“A word bearing the acute upon the ultima is known as an oxytone, one with the acute upon the penult as a paroxytone, one with the acute upon the antepenult as a proparoxytone. One which bears the circumflex upon the ultima is called a perispomenon, one with the circumflex upon the penult is a properispomenon. These terms, though formidable, will save much laborious periphrasis.”

- A New Introduction to Greek, Chase & Phillips, 1941


Needless to say, we never did master the terms, and laborious periphrasis has been our lot ever since.

Laborious Brit. /ləˈbɔːrɪəs/, U.S. /ləˈbɔriəs/

Characterized by or involving hard work or exertion; requiring much time or effort; arduous, tiring; painstaking, tiresomely difficult. Also of a physical action: performed with great effort or difficulty; slow or deliberate; heavy.

Periphrasis Brit. /pᵻˈrɪfrəsɪs/ , U.S. /pəˈrɪfrəsəz/

Chiefly Rhetoric. A figure of speech in which a meaning is expressed by several words instead of by few or one; a roundabout way of speaking, circumlocution.

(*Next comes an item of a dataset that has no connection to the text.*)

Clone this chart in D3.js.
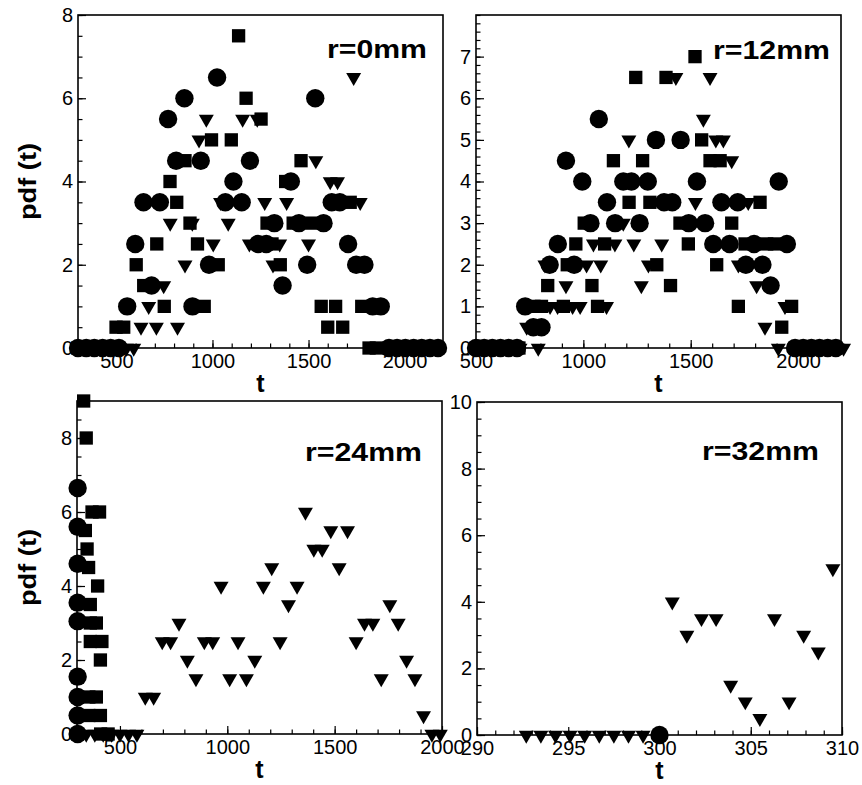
<!DOCTYPE html>
<html>
<head>
<meta charset="utf-8">
<script src="https://cdn.jsdelivr.net/npm/d3@7"></script>
<style>
  body { margin: 0; background: #fff; }
  svg text { font-family: "Liberation Sans", Arial, Helvetica, sans-serif; fill: #000; }
  .tick text { font-size: 20px; }
  .tick line { stroke: #000; stroke-width: 1.2; }
</style>
</head>
<body>
<svg id="chart" width="862" height="785"></svg>
<script>
// ---------- r = 0 mm ----------
const r0CircT = [300, 343, 385, 428, 470, 513, 556, 598, 641, 683, 726, 769, 811, 854, 896, 939, 982, 1024, 1067, 1109, 1152, 1195, 1237, 1280, 1322, 1365, 1408, 1450, 1493, 1535, 1578, 1621, 1663, 1706, 1748, 1791, 1834, 1876, 1919, 1961, 2004, 2047, 2089, 2132, 2174];
const r0CircV = [0, 0, 0, 0, 0, 0, 1, 2.5, 3.5, 1.5, 3.5, 5.5, 4.5, 6, 1, 4.5, 2, 6.5, 3.5, 4, 3.5, 4.5, 2.5, 2.5, 3, 1.5, 4, 3, 2, 6, 3, 3.5, 3.5, 2.5, 2, 2, 1, 1, 0, 0, 0, 0, 0, 0, 0];
const r0SqT = [300, 338, 376, 414, 452, 498, 538, 603, 642, 710, 749, 779, 814, 857, 883, 922, 957, 995, 1030, 1098, 1136, 1175, 1253, 1284, 1310, 1353, 1381, 1420, 1461, 1518, 1566, 1600, 1641, 1678, 1717, 1777, 1815, 1853];
const r0SqV = [0, 0, 0, 0, 0, 0.5, 0.5, 2, 1.5, 2.5, 1, 4, 3.5, 4.5, 3, 2.5, 1, 5, 2, 5, 7.5, 6, 5.5, 3, 2.5, 2, 4, 3, 4.5, 3, 1, 0.5, 1, 0.5, 3.5, 1, 0, 0];
const r0TriT = [324, 362, 400, 438, 476, 514, 552, 590, 628, 668, 708, 746, 780, 818, 857, 895, 930, 968, 1004, 1042, 1082, 1157, 1192, 1233, 1272, 1315, 1350, 1386, 1500, 1538, 1613, 1651, 1735, 1769];
const r0TriV = [0, 0, 0, 0, 0, 0, 0, 0, 0.5, 1, 0.5, 1.5, 3, 0.5, 2, 3, 5, 5.5, 2.5, 3.5, 3, 5.5, 2.5, 5.5, 3.5, 2, 2.5, 3.5, 2.5, 4.5, 4, 4, 6.5, 3.5];

// ---------- r = 12 mm ----------
const r12CircT = [500, 538, 576, 614, 652, 691, 729, 767, 805, 843, 881, 919, 957, 995, 1033, 1072, 1110, 1148, 1186, 1224, 1262, 1300, 1338, 1376, 1414, 1453, 1491, 1529, 1567, 1605, 1643, 1681, 1719, 1757, 1795, 1834, 1872, 1910, 1948, 1986, 2024, 2062, 2100, 2138, 2176];
const r12CircV = [0, 0, 0, 0, 0, 0, 1, 0.5, 0.5, 2, 2.5, 4.5, 2, 4, 3, 5.5, 3.5, 3, 4, 4, 3, 4, 5, 3.5, 3.5, 5, 3, 4, 3, 2.5, 3.5, 2.5, 3.5, 2, 2.5, 2, 1.5, 4, 2.5, 0, 0, 0, 0, 0, 0];
const r12SqT = [510, 548, 586, 624, 662, 700, 770, 805, 834, 907, 925, 965, 1004, 1040, 1066, 1099, 1140, 1213, 1244, 1276, 1310, 1342, 1385, 1406, 1450, 1489, 1520, 1551, 1590, 1621, 1637, 1691, 1722, 1753, 1823, 1854, 1890, 1924, 1970];
const r12SqV = [0, 0, 0, 0, 0, 0, 1, 1, 1.5, 1, 2, 2.5, 3, 1.5, 1, 2.5, 4.5, 3.5, 6.5, 4.5, 3.5, 2, 6.5, 1.5, 3, 2.5, 7, 5, 4.5, 2, 4.5, 3, 1, 2.5, 3.5, 2.5, 2.5, 0.5, 1];
const r12TriT = [515, 553, 591, 629, 667, 705, 736, 790, 821, 845, 880, 919, 950, 985, 1015, 1047, 1081, 1108, 1147, 1186, 1212, 1235, 1270, 1303, 1365, 1431, 1522, 1559, 1590, 1617, 1652, 1691, 1722, 1768, 1807, 1846, 1908, 1939, 1985, 2025, 2065, 2105, 2145, 2185, 2212];
const r12TriV = [0, 0, 0, 0, 0, 0, 0.5, 0, 2, 1, 1, 1.5, 1, 1, 2, 2.5, 2, 1, 2.5, 3, 5, 2.5, 1.5, 2, 2.5, 6.5, 3.5, 5.5, 6.5, 5, 5, 4.5, 2, 3.5, 1.5, 0.5, 0, 1, 0, 0, 0, 0, 0, 0, 0];

// ---------- r = 24 mm ----------
const r24CircT = [303, 303, 303, 303, 303, 303, 303, 303, 303];
const r24CircV = [6.65, 5.6, 4.6, 3.55, 3.05, 1.55, 1, 0.5, 0];
const r24SqT = [331, 343, 370, 405, 339, 347, 354, 396, 362, 362, 390, 362, 416, 409, 355, 390, 355, 409, 410, 445];
const r24SqV = [9, 8, 6, 6, 5.5, 5, 4.5, 4, 3.5, 3, 3, 2.5, 2.5, 2, 1, 1, 0.5, 0.5, 0, 0];
const r24TriT = [304, 343, 383, 422, 461, 500, 540, 579, 618, 657, 697, 736, 775, 814, 854, 893, 932, 971, 1011, 1050, 1089, 1128, 1168, 1207, 1246, 1285, 1325, 1364, 1403, 1442, 1482, 1521, 1560, 1600, 1639, 1678, 1717, 1757, 1796, 1835, 1874, 1914, 1953, 1992];
const r24TriV = [0, 0, 0, 0, 0, 0, 0, 0, 1, 1, 2.5, 2.5, 3, 2, 1.5, 2.5, 2.5, 4, 1.5, 2.5, 1.5, 2, 4, 4.5, 2.5, 3.5, 4, 6, 5, 5, 5.5, 4.5, 5.5, 2.5, 3, 3, 1.5, 3.5, 3, 2, 1.5, 0.5, 0, 0];

// ---------- r = 32 mm ----------
const r32CircT = [300];
const r32CircV = [0];
const r32TriT = [292.7, 293.5, 294.3, 295.1, 295.9, 296.7, 297.5, 298.3, 299.1, 300.7, 301.5, 302.3, 303.1, 303.9, 304.7, 305.5, 306.3, 307.1, 307.9, 308.7, 309.5];
const r32TriV = [0, 0, 0, 0, 0, 0, 0, 0, 0, 4, 3, 3.5, 3.5, 1.5, 1, 0.5, 3.5, 1, 3, 2.5, 5];

// ---------- tick labels ----------
const xTicksLong = [500, 1000, 1500, 2000];
const xTicksShort = [290, 295, 300, 305, 310];
const yTicksEven8 = [0, 2, 4, 6, 8];
const yTicksUnit7 = [0, 1, 2, 3, 4, 5, 6, 7];
const yTicksEven10 = [0, 2, 4, 6, 8, 10];

const zip = (ts, vs) => ts.map((t, i) => ({ t, v: vs[i] }));

const panels = [
  { name: "r=0mm", box: [78, 443, 15, 348], xDom: [300, 2200], yDom: [0, 8],
    xMajor: xTicksLong, xMinorStep: 100, yMajor: yTicksEven8, yMinorStep: 0.5,
    tag: [327, 58, 100], yTitle: true,
    circles: zip(r0CircT, r0CircV), squares: zip(r0SqT, r0SqV), triangles: zip(r0TriT, r0TriV) },
  { name: "r=12mm", box: [476, 841, 15, 348], xDom: [500, 2200], yDom: [0, 8],
    xMajor: xTicksLong, xMinorStep: 100, yMajor: yTicksUnit7, yMinorStep: 0.2,
    tag: [713, 59, 117], yTitle: false,
    circles: zip(r12CircT, r12CircV), squares: zip(r12SqT, r12SqV), triangles: zip(r12TriT, r12TriV) },
  { name: "r=24mm", box: [77, 442, 401, 734], xDom: [300, 2000], yDom: [0, 9],
    xMajor: xTicksLong, xMinorStep: 100, yMajor: yTicksEven8, yMinorStep: 0.5,
    tag: [305, 461, 117], yTitle: true,
    circles: zip(r24CircT, r24CircV), squares: zip(r24SqT, r24SqV), triangles: zip(r24TriT, r24TriV) },
  { name: "r=32mm", box: [477, 842, 402, 735], xDom: [290, 310], yDom: [0, 10],
    xMajor: xTicksShort, xMinorStep: 1, yMajor: yTicksEven10, yMinorStep: 0.5,
    tag: [702, 460, 117], yTitle: false,
    circles: zip(r32CircT, r32CircV), squares: [], triangles: zip(r32TriT, r32TriV) }
];

const svg = d3.select("#chart");
const circlePath = d3.symbol().type(d3.symbolCircle).size(266)();
const squarePath = d3.symbol().type(d3.symbolSquare).size(177)();
const trianglePath = d3.symbol().type(d3.symbolTriangle).size(97)();

function stepTicks(lo, hi, step) {
  const n = Math.round((hi - lo) / step);
  return d3.range(n + 1).map(i => +(lo + i * step).toFixed(6));
}

panels.forEach(p => {
  const [x0, x1, y0, y1] = p.box;
  const x = d3.scaleLinear().domain(p.xDom).range([x0, x1]);
  const y = d3.scaleLinear().domain(p.yDom).range([y1, y0]);
  const g = svg.append("g");

  // minor ticks (inward, no labels)
  g.append("g").attr("transform", `translate(0,${y1})`)
    .call(d3.axisBottom(x).tickValues(stepTicks(p.xDom[0], p.xDom[1], p.xMinorStep)).tickSize(-4.5).tickFormat(""))
    .call(a => a.select(".domain").remove());
  g.append("g").attr("transform", `translate(${x0},0)`)
    .call(d3.axisLeft(y).tickValues(stepTicks(p.yDom[0], p.yDom[1], p.yMinorStep)).tickSize(-4.5).tickFormat(""))
    .call(a => a.select(".domain").remove());

  // major ticks with labels
  g.append("g").attr("transform", `translate(0,${y1})`)
    .call(d3.axisBottom(x).tickValues(p.xMajor).tickSize(-8).tickPadding(6).tickFormat(d3.format("d")))
    .call(a => a.select(".domain").remove());
  g.append("g").attr("transform", `translate(${x0},0)`)
    .call(d3.axisLeft(y).tickValues(p.yMajor).tickSize(-8).tickPadding(5).tickFormat(d3.format("d")))
    .call(a => a.select(".domain").remove());

  // frame
  g.append("rect").attr("x", x0).attr("y", y0).attr("width", x1 - x0).attr("height", y1 - y0)
    .attr("fill", "none").attr("stroke", "#000").attr("stroke-width", 1.6);

  // markers
  const m = g.append("g").attr("fill", "#000");
  m.selectAll(".c").data(p.circles).join("path").attr("class", "c")
    .attr("d", circlePath).attr("transform", d => `translate(${x(d.t)},${y(d.v)})`);
  m.selectAll(".s").data(p.squares).join("path").attr("class", "s")
    .attr("d", squarePath).attr("transform", d => `translate(${x(d.t)},${y(d.v)})`);
  m.selectAll(".tr").data(p.triangles).join("path").attr("class", "tr")
    .attr("d", trianglePath).attr("transform", d => `translate(${x(d.t)},${y(d.v)}) rotate(180)`);

  // panel tag
  g.append("text").attr("x", p.tag[0]).attr("y", p.tag[1])
    .attr("font-size", 26).attr("font-weight", "bold")
    .attr("textLength", p.tag[2]).attr("lengthAdjust", "spacingAndGlyphs")
    .text(p.name);

  // axis titles
  g.append("text").attr("x", (x0 + x1) / 2).attr("y", y1 + 44)
    .attr("text-anchor", "middle").attr("font-size", 25).attr("font-weight", "bold").text("t");
  if (p.yTitle) {
    g.append("text").attr("transform", `translate(36,${(y0 + y1) / 2}) rotate(-90)`)
      .attr("text-anchor", "middle").attr("font-size", 24).attr("font-weight", "bold")
      .attr("textLength", 77).attr("lengthAdjust", "spacingAndGlyphs")
      .text("pdf (t)");
  }
});
</script>
</body>
</html>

- OED Online, accessed 9/1/12

Friday, September 14, 2012

I'll be honest, I'm starting to run out of small talk.  This week is about throwing ourselves together until something sticks, and I'm being better about it than I might normally be, but even so - it's not my scene. Yesterday morning and today, a societies fair was held at Pleasance for all of the societies (student groups and clubs, essentially) to showcase their wares and advertise to new members.  The place was packed, but it was pretty amusing all the same.  A lot of countries and ethnicities have their own student groups (there is a North American club, which I have every intention of avoiding like the plague), but most of them are a little less straightforward.  For example, the History Society has both a netball team and a football team.  A lot of them have pub quiz teams.  Okay, most of it revolves around drinking.

Nicole asked me about pub quizzes, but there's not much to explain.  On designated nights, some pubs hold quizzes.  Sometimes they are themed (films, sports, etc.), but most of them have different rounds on different topics.  People go to the pub, declare their table a team, and try to beat the other patrons of the pub at trivia.  Prizes optional.  It appears to be quite a popular thing around here, second only to pub crawls.  I've never quite understood the appeal of these.  I can think of a few motivations - you're so drunk that you keep getting kicked out of pubs, there are some pubs that are open later that you head to later in the evening, there are different events (like parties or pub quizzes) that you want to go to at different pubs, etc. - but none of these seem to justify the prevalence of this activity.  The method of most of the societies appears to be, "Let's get together because we have a mutual interest in ___ - okay, now let's go drinking together." The Classics Society even throws toga parties.  Perhaps slightly inadvisable in this region's climate, but go for it. I'm told by people who study such things that the only women in Ancient Rome who wore full togas were prostitutes.  Observation from Wednesday night suggests that little has changed.  It's not a complaint, simply an observation.

However, it does mean that the social scene is essentially the drinking scene, and drinking in pubs is awfy expensive.  Probably not any more than in any other large city, but I certainly can't afford to do it four nights a week on any kind of regular basis.  I can get a bit neurotic about money, but I'm trying to cut myself some slack in this first week.  Just last night, for example, I had the most fun I've had on any night out here so far going on a pub crawl with the Linguistics Society.  Finally, people with whom I have more in common than simply being in the same place at the same time, people who can argue language politics and policy and geek out about dialectology after five pints.  We spanned a good range of levels - second years to postgrads - and we bonded over the difficulty of course choice, the stupid questions we get asked about our home countries, and the frustration we feel around people who are nearly apologetic about their desire to learn.  (Unless you're studying for a trade, accounting or some such thing, you had better be damn enthusiastic to be spending this kind of money on your education.  Who goes, "Oh yeah, I'll spend tens of thousands of dollars on getting a degree in psychology/sociology/whatever, but I don't really give a shit"?  Madness.)  Best of all, we had a wug.  Rather, we had a foam costume of a wug that we all wore at one point in the night, in which it was ruddy impossible to see forwards.  Something of a challenge when all of the people wearing it are a: pissed and b: wandering the town at night, searching out the next venue.    If you don't know what a wug is, you wouldn't have found last night half as entertaining as I did.  It's a linguistics thing.  Don't worry, you're not alone.  Also occurring last night was a photographic treasure hunt - groups of students had lists of things to find, and needed to take pictures of themselves with the listed objects - and evidently one of the items was "an animal," because we were approached several times by people asking, "Is that an animal?  A bird or a dolphin of some kind? ... Can you take a picture of us with it?"  And because we were drunk linguists, we insisted on performing the elicitation test on every single person who asked us.  Pissed academics are my favorite.